* WHAT TO DO *
Copy everything in the data below exactly except the pictures.

* INFORMATION PROVIDED *
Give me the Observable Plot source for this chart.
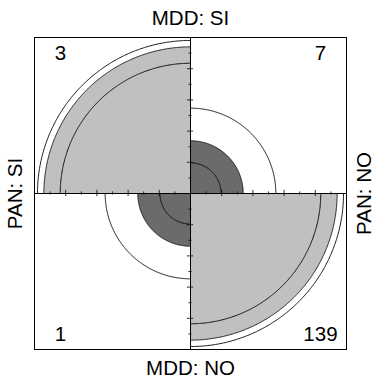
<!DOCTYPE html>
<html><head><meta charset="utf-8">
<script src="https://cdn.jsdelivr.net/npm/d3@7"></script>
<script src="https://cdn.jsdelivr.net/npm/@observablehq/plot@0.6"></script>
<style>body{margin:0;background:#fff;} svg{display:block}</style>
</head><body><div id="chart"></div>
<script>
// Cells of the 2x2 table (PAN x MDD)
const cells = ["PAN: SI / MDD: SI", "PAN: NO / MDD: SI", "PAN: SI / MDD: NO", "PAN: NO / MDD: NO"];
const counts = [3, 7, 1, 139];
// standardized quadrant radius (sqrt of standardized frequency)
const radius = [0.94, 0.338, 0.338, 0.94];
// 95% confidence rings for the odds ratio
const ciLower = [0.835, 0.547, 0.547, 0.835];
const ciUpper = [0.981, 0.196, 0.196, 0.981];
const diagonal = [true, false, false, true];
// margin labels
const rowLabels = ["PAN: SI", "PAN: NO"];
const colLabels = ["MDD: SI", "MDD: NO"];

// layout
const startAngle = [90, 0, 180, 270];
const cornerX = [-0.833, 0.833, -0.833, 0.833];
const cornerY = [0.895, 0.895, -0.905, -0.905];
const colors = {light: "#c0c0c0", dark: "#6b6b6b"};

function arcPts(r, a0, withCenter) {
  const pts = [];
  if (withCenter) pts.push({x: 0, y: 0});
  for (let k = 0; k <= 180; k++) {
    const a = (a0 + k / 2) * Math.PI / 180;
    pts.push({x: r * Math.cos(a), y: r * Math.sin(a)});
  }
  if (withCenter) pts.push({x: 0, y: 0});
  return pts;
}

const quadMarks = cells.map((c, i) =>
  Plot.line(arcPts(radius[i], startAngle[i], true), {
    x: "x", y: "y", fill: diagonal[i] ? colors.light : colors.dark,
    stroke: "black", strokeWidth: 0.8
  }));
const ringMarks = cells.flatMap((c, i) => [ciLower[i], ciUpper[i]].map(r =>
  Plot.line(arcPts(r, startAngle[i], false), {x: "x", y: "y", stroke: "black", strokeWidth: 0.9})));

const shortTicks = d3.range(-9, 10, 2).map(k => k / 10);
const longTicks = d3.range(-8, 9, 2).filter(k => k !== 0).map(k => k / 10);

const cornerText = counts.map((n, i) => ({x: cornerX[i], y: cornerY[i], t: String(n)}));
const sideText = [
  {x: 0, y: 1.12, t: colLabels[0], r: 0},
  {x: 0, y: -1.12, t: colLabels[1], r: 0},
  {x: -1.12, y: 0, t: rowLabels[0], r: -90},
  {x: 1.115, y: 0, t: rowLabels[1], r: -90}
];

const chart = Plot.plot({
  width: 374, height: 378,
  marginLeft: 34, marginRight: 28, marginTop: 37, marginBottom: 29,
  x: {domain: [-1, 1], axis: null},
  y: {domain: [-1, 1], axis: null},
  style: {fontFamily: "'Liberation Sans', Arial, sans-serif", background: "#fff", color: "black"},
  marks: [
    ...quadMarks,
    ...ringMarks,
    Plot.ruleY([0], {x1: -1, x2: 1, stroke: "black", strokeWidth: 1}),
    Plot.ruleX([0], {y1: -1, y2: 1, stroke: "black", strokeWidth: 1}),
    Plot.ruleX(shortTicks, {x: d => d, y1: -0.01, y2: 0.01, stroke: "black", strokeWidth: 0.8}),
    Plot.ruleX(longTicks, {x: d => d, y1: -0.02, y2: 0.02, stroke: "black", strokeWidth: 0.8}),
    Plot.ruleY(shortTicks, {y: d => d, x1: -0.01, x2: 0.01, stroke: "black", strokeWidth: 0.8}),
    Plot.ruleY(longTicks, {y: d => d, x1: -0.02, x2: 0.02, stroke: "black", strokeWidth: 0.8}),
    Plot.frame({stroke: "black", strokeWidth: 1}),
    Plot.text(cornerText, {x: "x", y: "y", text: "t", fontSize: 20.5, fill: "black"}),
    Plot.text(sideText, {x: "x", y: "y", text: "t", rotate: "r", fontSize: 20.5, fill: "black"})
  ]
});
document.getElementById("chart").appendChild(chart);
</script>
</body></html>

* CORRECT RESPONSE *
Give me the Observable Plot source for this chart.
<!DOCTYPE html>
<html><head><meta charset="utf-8">
<script src="https://cdn.jsdelivr.net/npm/d3@7"></script>
<script src="https://cdn.jsdelivr.net/npm/@observablehq/plot@0.6"></script>
<style>body{margin:0;background:#fff;} svg{display:block}</style>
</head><body><div id="chart"></div>
<script>
// Cells of the 2x2 table (PAN x MDD)
const cells = ["PAN: SI / MDD: SI", "PAN: NO / MDD: SI", "PAN: SI / MDD: NO", "PAN: NO / MDD: NO"];
const counts = [3, 7, 1, 139];
// standardized quadrant radius (sqrt of standardized frequency)
const radius = [0.94, 0.338, 0.338, 0.94];
// 95% confidence rings for the odds ratio
const ciLower = [0.835, 0.547, 0.547, 0.835];
const ciUpper = [0.981, 0.196, 0.196, 0.981];
const diagonal = [true, false, false, true];
// margin labels
const rowLabels = ["PAN: SI", "PAN: NO"];
const colLabels = ["MDD: SI", "MDD: NO"];

// layout
const startAngle = [90, 0, 180, 270];
const cornerX = [-0.833, 0.833, -0.833, 0.833];
const cornerY = [0.895, 0.895, -0.905, -0.905];
const colors = {light: "#c0c0c0", dark: "#6b6b6b"};

function arcPts(r, a0, withCenter) {
  const pts = [];
  if (withCenter) pts.push({x: 0, y: 0});
  for (let k = 0; k <= 180; k++) {
    const a = (a0 + k / 2) * Math.PI / 180;
    pts.push({x: r * Math.cos(a), y: r * Math.sin(a)});
  }
  if (withCenter) pts.push({x: 0, y: 0});
  return pts;
}

const quadMarks = cells.map((c, i) =>
  Plot.line(arcPts(radius[i], startAngle[i], true), {
    x: "x", y: "y", fill: diagonal[i] ? colors.light : colors.dark,
    stroke: "black", strokeWidth: 0.8
  }));
const ringMarks = cells.flatMap((c, i) => [ciLower[i], ciUpper[i]].map(r =>
  Plot.line(arcPts(r, startAngle[i], false), {x: "x", y: "y", stroke: "black", strokeWidth: 0.9})));

const shortTicks = d3.range(-9, 10, 2).map(k => k / 10);
const longTicks = d3.range(-8, 9, 2).filter(k => k !== 0).map(k => k / 10);

const cornerText = counts.map((n, i) => ({x: cornerX[i], y: cornerY[i], t: String(n)}));
const sideText = [
  {x: 0, y: 1.12, t: colLabels[0], r: 0},
  {x: 0, y: -1.12, t: colLabels[1], r: 0},
  {x: -1.12, y: 0, t: rowLabels[0], r: -90},
  {x: 1.115, y: 0, t: rowLabels[1], r: -90}
];

const chart = Plot.plot({
  width: 374, height: 378,
  marginLeft: 34, marginRight: 28, marginTop: 37, marginBottom: 29,
  x: {domain: [-1, 1], axis: null},
  y: {domain: [-1, 1], axis: null},
  style: {fontFamily: "'Liberation Sans', Arial, sans-serif", background: "#fff", color: "black"},
  marks: [
    ...quadMarks,
    ...ringMarks,
    Plot.ruleY([0], {x1: -1, x2: 1, stroke: "black", strokeWidth: 1}),
    Plot.ruleX([0], {y1: -1, y2: 1, stroke: "black", strokeWidth: 1}),
    Plot.ruleX(shortTicks, {x: d => d, y1: -0.01, y2: 0.01, stroke: "black", strokeWidth: 0.8}),
    Plot.ruleX(longTicks, {x: d => d, y1: -0.02, y2: 0.02, stroke: "black", strokeWidth: 0.8}),
    Plot.ruleY(shortTicks, {y: d => d, x1: -0.01, x2: 0.01, stroke: "black", strokeWidth: 0.8}),
    Plot.ruleY(longTicks, {y: d => d, x1: -0.02, x2: 0.02, stroke: "black", strokeWidth: 0.8}),
    Plot.frame({stroke: "black", strokeWidth: 1}),
    Plot.text(cornerText, {x: "x", y: "y", text: "t", fontSize: 20.5, fill: "black"}),
    Plot.text(sideText, {x: "x", y: "y", text: "t", rotate: "r", fontSize: 20.5, fill: "black"})
  ]
});
document.getElementById("chart").appendChild(chart);
</script>
</body></html>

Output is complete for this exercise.